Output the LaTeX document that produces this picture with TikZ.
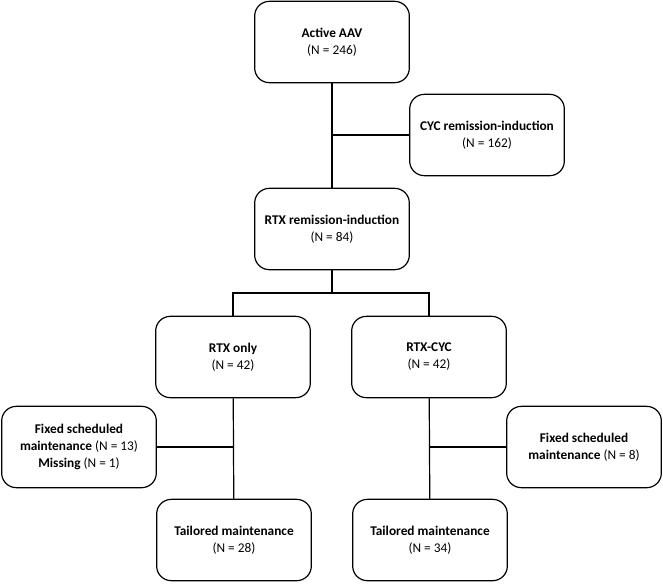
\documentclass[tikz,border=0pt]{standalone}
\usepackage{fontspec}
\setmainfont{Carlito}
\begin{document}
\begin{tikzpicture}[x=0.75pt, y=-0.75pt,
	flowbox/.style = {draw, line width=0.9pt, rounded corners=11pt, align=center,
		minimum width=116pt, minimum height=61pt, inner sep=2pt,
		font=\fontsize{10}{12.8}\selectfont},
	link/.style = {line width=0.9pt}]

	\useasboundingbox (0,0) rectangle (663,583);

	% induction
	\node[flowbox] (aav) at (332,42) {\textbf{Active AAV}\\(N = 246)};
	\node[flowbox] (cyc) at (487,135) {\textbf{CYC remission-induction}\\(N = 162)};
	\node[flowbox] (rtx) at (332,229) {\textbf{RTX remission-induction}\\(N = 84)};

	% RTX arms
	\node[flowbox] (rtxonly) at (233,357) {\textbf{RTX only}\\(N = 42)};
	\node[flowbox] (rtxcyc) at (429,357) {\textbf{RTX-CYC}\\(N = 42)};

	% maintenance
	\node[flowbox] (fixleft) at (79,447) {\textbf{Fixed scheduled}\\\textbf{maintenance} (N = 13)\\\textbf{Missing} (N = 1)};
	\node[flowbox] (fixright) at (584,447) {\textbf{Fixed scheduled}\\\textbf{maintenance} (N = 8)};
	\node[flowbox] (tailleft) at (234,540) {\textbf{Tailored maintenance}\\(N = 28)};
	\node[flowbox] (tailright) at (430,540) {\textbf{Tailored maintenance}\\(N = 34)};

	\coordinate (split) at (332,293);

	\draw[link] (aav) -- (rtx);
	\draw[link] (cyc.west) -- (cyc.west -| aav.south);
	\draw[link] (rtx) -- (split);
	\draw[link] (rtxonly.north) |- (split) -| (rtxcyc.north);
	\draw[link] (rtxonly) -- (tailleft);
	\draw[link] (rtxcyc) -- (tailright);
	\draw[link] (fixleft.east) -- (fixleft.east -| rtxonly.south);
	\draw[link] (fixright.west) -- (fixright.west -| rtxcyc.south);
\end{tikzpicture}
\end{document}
:::::
▶ _WHAT IS REQUIRED_:
Copy out all of the material exactly as written, without its pictures.

▶ _RESPONSE FOR THIS EXERCISE_:
Output the LaTeX document that produces this picture with TikZ.
\documentclass[tikz,border=0pt]{standalone}
\usepackage{fontspec}
\setmainfont{Carlito}
\begin{document}
\begin{tikzpicture}[x=0.75pt, y=-0.75pt,
	flowbox/.style = {draw, line width=0.9pt, rounded corners=11pt, align=center,
		minimum width=116pt, minimum height=61pt, inner sep=2pt,
		font=\fontsize{10}{12.8}\selectfont},
	link/.style = {line width=0.9pt}]

	\useasboundingbox (0,0) rectangle (663,583);

	% induction
	\node[flowbox] (aav) at (332,42) {\textbf{Active AAV}\\(N = 246)};
	\node[flowbox] (cyc) at (487,135) {\textbf{CYC remission-induction}\\(N = 162)};
	\node[flowbox] (rtx) at (332,229) {\textbf{RTX remission-induction}\\(N = 84)};

	% RTX arms
	\node[flowbox] (rtxonly) at (233,357) {\textbf{RTX only}\\(N = 42)};
	\node[flowbox] (rtxcyc) at (429,357) {\textbf{RTX-CYC}\\(N = 42)};

	% maintenance
	\node[flowbox] (fixleft) at (79,447) {\textbf{Fixed scheduled}\\\textbf{maintenance} (N = 13)\\\textbf{Missing} (N = 1)};
	\node[flowbox] (fixright) at (584,447) {\textbf{Fixed scheduled}\\\textbf{maintenance} (N = 8)};
	\node[flowbox] (tailleft) at (234,540) {\textbf{Tailored maintenance}\\(N = 28)};
	\node[flowbox] (tailright) at (430,540) {\textbf{Tailored maintenance}\\(N = 34)};

	\coordinate (split) at (332,293);

	\draw[link] (aav) -- (rtx);
	\draw[link] (cyc.west) -- (cyc.west -| aav.south);
	\draw[link] (rtx) -- (split);
	\draw[link] (rtxonly.north) |- (split) -| (rtxcyc.north);
	\draw[link] (rtxonly) -- (tailleft);
	\draw[link] (rtxcyc) -- (tailright);
	\draw[link] (fixleft.east) -- (fixleft.east -| rtxonly.south);
	\draw[link] (fixright.west) -- (fixright.west -| rtxcyc.south);
\end{tikzpicture}
\end{document}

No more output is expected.